▶ **MATERIAL PROVIDED**:
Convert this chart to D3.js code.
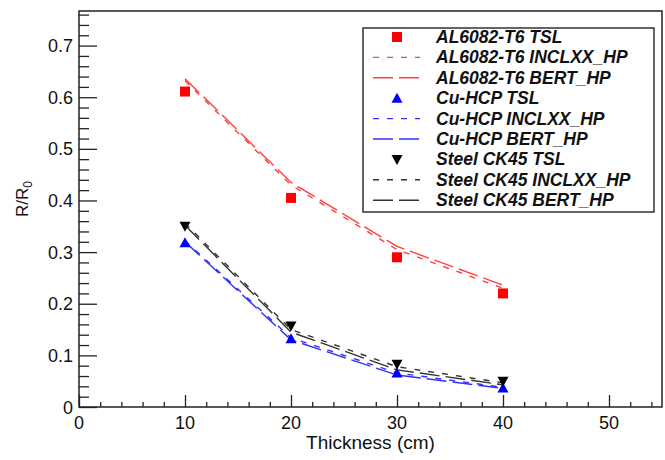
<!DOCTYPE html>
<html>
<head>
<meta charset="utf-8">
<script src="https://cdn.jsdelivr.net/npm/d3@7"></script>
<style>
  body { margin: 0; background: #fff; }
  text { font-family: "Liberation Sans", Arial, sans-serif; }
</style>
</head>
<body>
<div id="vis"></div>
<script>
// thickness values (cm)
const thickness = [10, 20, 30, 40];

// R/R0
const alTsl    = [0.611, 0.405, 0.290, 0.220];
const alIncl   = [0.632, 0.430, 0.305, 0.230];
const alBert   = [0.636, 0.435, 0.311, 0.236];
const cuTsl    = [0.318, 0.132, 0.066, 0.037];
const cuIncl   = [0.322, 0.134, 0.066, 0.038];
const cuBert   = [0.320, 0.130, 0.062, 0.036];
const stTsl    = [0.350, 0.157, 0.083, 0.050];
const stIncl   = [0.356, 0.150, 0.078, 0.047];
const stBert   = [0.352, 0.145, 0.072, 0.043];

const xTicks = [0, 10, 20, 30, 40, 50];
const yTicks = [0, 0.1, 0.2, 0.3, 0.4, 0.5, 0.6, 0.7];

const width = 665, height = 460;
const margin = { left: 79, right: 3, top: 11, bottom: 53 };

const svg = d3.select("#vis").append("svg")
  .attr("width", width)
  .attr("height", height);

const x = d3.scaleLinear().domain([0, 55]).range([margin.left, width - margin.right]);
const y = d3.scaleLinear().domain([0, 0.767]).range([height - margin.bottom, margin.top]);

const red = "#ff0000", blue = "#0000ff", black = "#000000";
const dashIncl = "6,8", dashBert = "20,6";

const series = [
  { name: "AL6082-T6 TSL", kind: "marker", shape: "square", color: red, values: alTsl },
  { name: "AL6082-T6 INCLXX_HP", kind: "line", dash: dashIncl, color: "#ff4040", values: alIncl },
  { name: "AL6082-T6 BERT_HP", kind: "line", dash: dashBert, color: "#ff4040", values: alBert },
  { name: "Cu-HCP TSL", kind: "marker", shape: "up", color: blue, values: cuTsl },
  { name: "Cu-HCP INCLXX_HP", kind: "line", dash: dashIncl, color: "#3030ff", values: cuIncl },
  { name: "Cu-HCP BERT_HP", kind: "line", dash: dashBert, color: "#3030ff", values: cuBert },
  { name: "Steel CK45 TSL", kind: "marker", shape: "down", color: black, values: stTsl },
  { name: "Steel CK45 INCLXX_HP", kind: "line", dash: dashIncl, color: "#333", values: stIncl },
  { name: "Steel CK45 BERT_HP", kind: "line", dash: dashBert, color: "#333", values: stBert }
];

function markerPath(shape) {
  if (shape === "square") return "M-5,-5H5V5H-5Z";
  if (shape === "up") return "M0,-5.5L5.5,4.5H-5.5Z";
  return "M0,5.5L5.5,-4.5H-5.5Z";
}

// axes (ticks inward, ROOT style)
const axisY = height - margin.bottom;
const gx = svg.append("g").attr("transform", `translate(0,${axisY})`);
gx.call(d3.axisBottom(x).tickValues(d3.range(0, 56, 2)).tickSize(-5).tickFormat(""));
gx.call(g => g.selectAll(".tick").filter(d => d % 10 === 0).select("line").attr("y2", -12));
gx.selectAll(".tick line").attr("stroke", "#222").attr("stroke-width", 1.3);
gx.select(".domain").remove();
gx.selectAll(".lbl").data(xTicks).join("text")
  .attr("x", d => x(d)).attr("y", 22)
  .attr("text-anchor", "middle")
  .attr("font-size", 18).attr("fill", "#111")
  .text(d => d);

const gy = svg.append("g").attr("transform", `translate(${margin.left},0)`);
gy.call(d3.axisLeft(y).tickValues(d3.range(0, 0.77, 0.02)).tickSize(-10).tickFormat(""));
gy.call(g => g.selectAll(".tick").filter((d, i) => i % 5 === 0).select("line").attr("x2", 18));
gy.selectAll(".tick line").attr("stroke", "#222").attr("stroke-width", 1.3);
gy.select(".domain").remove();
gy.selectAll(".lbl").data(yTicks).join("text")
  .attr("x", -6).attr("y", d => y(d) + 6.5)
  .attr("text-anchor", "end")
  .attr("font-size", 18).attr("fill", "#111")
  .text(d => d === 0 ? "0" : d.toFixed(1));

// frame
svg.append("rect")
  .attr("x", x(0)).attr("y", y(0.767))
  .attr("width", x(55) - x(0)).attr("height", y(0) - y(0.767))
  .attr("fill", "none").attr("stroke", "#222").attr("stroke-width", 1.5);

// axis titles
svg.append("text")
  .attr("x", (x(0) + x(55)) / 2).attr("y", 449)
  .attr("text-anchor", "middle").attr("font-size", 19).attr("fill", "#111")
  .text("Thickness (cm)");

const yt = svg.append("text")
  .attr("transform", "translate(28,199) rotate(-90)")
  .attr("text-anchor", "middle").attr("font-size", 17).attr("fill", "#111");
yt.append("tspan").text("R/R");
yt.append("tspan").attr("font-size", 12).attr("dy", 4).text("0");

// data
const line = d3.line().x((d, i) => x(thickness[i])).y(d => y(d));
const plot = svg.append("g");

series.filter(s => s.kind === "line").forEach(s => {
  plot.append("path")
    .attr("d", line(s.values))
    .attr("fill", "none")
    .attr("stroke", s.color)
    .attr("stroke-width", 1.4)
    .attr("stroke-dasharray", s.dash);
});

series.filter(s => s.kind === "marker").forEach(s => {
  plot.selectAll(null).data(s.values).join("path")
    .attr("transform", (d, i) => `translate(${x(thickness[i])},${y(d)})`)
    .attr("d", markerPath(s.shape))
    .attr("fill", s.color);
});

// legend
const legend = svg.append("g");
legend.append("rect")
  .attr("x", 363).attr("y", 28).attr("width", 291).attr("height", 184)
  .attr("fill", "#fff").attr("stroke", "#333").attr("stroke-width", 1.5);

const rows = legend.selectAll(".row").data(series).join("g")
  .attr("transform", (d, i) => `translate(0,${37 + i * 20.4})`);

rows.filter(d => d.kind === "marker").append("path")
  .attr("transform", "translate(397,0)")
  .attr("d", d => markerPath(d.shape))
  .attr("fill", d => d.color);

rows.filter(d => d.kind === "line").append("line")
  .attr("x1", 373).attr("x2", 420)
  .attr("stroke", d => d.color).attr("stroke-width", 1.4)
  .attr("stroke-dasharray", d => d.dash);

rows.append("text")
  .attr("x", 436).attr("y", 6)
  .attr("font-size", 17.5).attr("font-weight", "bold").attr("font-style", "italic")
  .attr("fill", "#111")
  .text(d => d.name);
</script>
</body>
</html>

▶ **DIRECTIONS FOR THIS TASK**: Print out the lines exactly, skipping any picture.

▶ **COMPLETED TASK**:
Convert this chart to D3.js code.
<!DOCTYPE html>
<html>
<head>
<meta charset="utf-8">
<script src="https://cdn.jsdelivr.net/npm/d3@7"></script>
<style>
  body { margin: 0; background: #fff; }
  text { font-family: "Liberation Sans", Arial, sans-serif; }
</style>
</head>
<body>
<div id="vis"></div>
<script>
// thickness values (cm)
const thickness = [10, 20, 30, 40];

// R/R0
const alTsl    = [0.611, 0.405, 0.290, 0.220];
const alIncl   = [0.632, 0.430, 0.305, 0.230];
const alBert   = [0.636, 0.435, 0.311, 0.236];
const cuTsl    = [0.318, 0.132, 0.066, 0.037];
const cuIncl   = [0.322, 0.134, 0.066, 0.038];
const cuBert   = [0.320, 0.130, 0.062, 0.036];
const stTsl    = [0.350, 0.157, 0.083, 0.050];
const stIncl   = [0.356, 0.150, 0.078, 0.047];
const stBert   = [0.352, 0.145, 0.072, 0.043];

const xTicks = [0, 10, 20, 30, 40, 50];
const yTicks = [0, 0.1, 0.2, 0.3, 0.4, 0.5, 0.6, 0.7];

const width = 665, height = 460;
const margin = { left: 79, right: 3, top: 11, bottom: 53 };

const svg = d3.select("#vis").append("svg")
  .attr("width", width)
  .attr("height", height);

const x = d3.scaleLinear().domain([0, 55]).range([margin.left, width - margin.right]);
const y = d3.scaleLinear().domain([0, 0.767]).range([height - margin.bottom, margin.top]);

const red = "#ff0000", blue = "#0000ff", black = "#000000";
const dashIncl = "6,8", dashBert = "20,6";

const series = [
  { name: "AL6082-T6 TSL", kind: "marker", shape: "square", color: red, values: alTsl },
  { name: "AL6082-T6 INCLXX_HP", kind: "line", dash: dashIncl, color: "#ff4040", values: alIncl },
  { name: "AL6082-T6 BERT_HP", kind: "line", dash: dashBert, color: "#ff4040", values: alBert },
  { name: "Cu-HCP TSL", kind: "marker", shape: "up", color: blue, values: cuTsl },
  { name: "Cu-HCP INCLXX_HP", kind: "line", dash: dashIncl, color: "#3030ff", values: cuIncl },
  { name: "Cu-HCP BERT_HP", kind: "line", dash: dashBert, color: "#3030ff", values: cuBert },
  { name: "Steel CK45 TSL", kind: "marker", shape: "down", color: black, values: stTsl },
  { name: "Steel CK45 INCLXX_HP", kind: "line", dash: dashIncl, color: "#333", values: stIncl },
  { name: "Steel CK45 BERT_HP", kind: "line", dash: dashBert, color: "#333", values: stBert }
];

function markerPath(shape) {
  if (shape === "square") return "M-5,-5H5V5H-5Z";
  if (shape === "up") return "M0,-5.5L5.5,4.5H-5.5Z";
  return "M0,5.5L5.5,-4.5H-5.5Z";
}

// axes (ticks inward, ROOT style)
const axisY = height - margin.bottom;
const gx = svg.append("g").attr("transform", `translate(0,${axisY})`);
gx.call(d3.axisBottom(x).tickValues(d3.range(0, 56, 2)).tickSize(-5).tickFormat(""));
gx.call(g => g.selectAll(".tick").filter(d => d % 10 === 0).select("line").attr("y2", -12));
gx.selectAll(".tick line").attr("stroke", "#222").attr("stroke-width", 1.3);
gx.select(".domain").remove();
gx.selectAll(".lbl").data(xTicks).join("text")
  .attr("x", d => x(d)).attr("y", 22)
  .attr("text-anchor", "middle")
  .attr("font-size", 18).attr("fill", "#111")
  .text(d => d);

const gy = svg.append("g").attr("transform", `translate(${margin.left},0)`);
gy.call(d3.axisLeft(y).tickValues(d3.range(0, 0.77, 0.02)).tickSize(-10).tickFormat(""));
gy.call(g => g.selectAll(".tick").filter((d, i) => i % 5 === 0).select("line").attr("x2", 18));
gy.selectAll(".tick line").attr("stroke", "#222").attr("stroke-width", 1.3);
gy.select(".domain").remove();
gy.selectAll(".lbl").data(yTicks).join("text")
  .attr("x", -6).attr("y", d => y(d) + 6.5)
  .attr("text-anchor", "end")
  .attr("font-size", 18).attr("fill", "#111")
  .text(d => d === 0 ? "0" : d.toFixed(1));

// frame
svg.append("rect")
  .attr("x", x(0)).attr("y", y(0.767))
  .attr("width", x(55) - x(0)).attr("height", y(0) - y(0.767))
  .attr("fill", "none").attr("stroke", "#222").attr("stroke-width", 1.5);

// axis titles
svg.append("text")
  .attr("x", (x(0) + x(55)) / 2).attr("y", 449)
  .attr("text-anchor", "middle").attr("font-size", 19).attr("fill", "#111")
  .text("Thickness (cm)");

const yt = svg.append("text")
  .attr("transform", "translate(28,199) rotate(-90)")
  .attr("text-anchor", "middle").attr("font-size", 17).attr("fill", "#111");
yt.append("tspan").text("R/R");
yt.append("tspan").attr("font-size", 12).attr("dy", 4).text("0");

// data
const line = d3.line().x((d, i) => x(thickness[i])).y(d => y(d));
const plot = svg.append("g");

series.filter(s => s.kind === "line").forEach(s => {
  plot.append("path")
    .attr("d", line(s.values))
    .attr("fill", "none")
    .attr("stroke", s.color)
    .attr("stroke-width", 1.4)
    .attr("stroke-dasharray", s.dash);
});

series.filter(s => s.kind === "marker").forEach(s => {
  plot.selectAll(null).data(s.values).join("path")
    .attr("transform", (d, i) => `translate(${x(thickness[i])},${y(d)})`)
    .attr("d", markerPath(s.shape))
    .attr("fill", s.color);
});

// legend
const legend = svg.append("g");
legend.append("rect")
  .attr("x", 363).attr("y", 28).attr("width", 291).attr("height", 184)
  .attr("fill", "#fff").attr("stroke", "#333").attr("stroke-width", 1.5);

const rows = legend.selectAll(".row").data(series).join("g")
  .attr("transform", (d, i) => `translate(0,${37 + i * 20.4})`);

rows.filter(d => d.kind === "marker").append("path")
  .attr("transform", "translate(397,0)")
  .attr("d", d => markerPath(d.shape))
  .attr("fill", d => d.color);

rows.filter(d => d.kind === "line").append("line")
  .attr("x1", 373).attr("x2", 420)
  .attr("stroke", d => d.color).attr("stroke-width", 1.4)
  .attr("stroke-dasharray", d => d.dash);

rows.append("text")
  .attr("x", 436).attr("y", 6)
  .attr("font-size", 17.5).attr("font-weight", "bold").attr("font-style", "italic")
  .attr("fill", "#111")
  .text(d => d.name);
</script>
</body>
</html>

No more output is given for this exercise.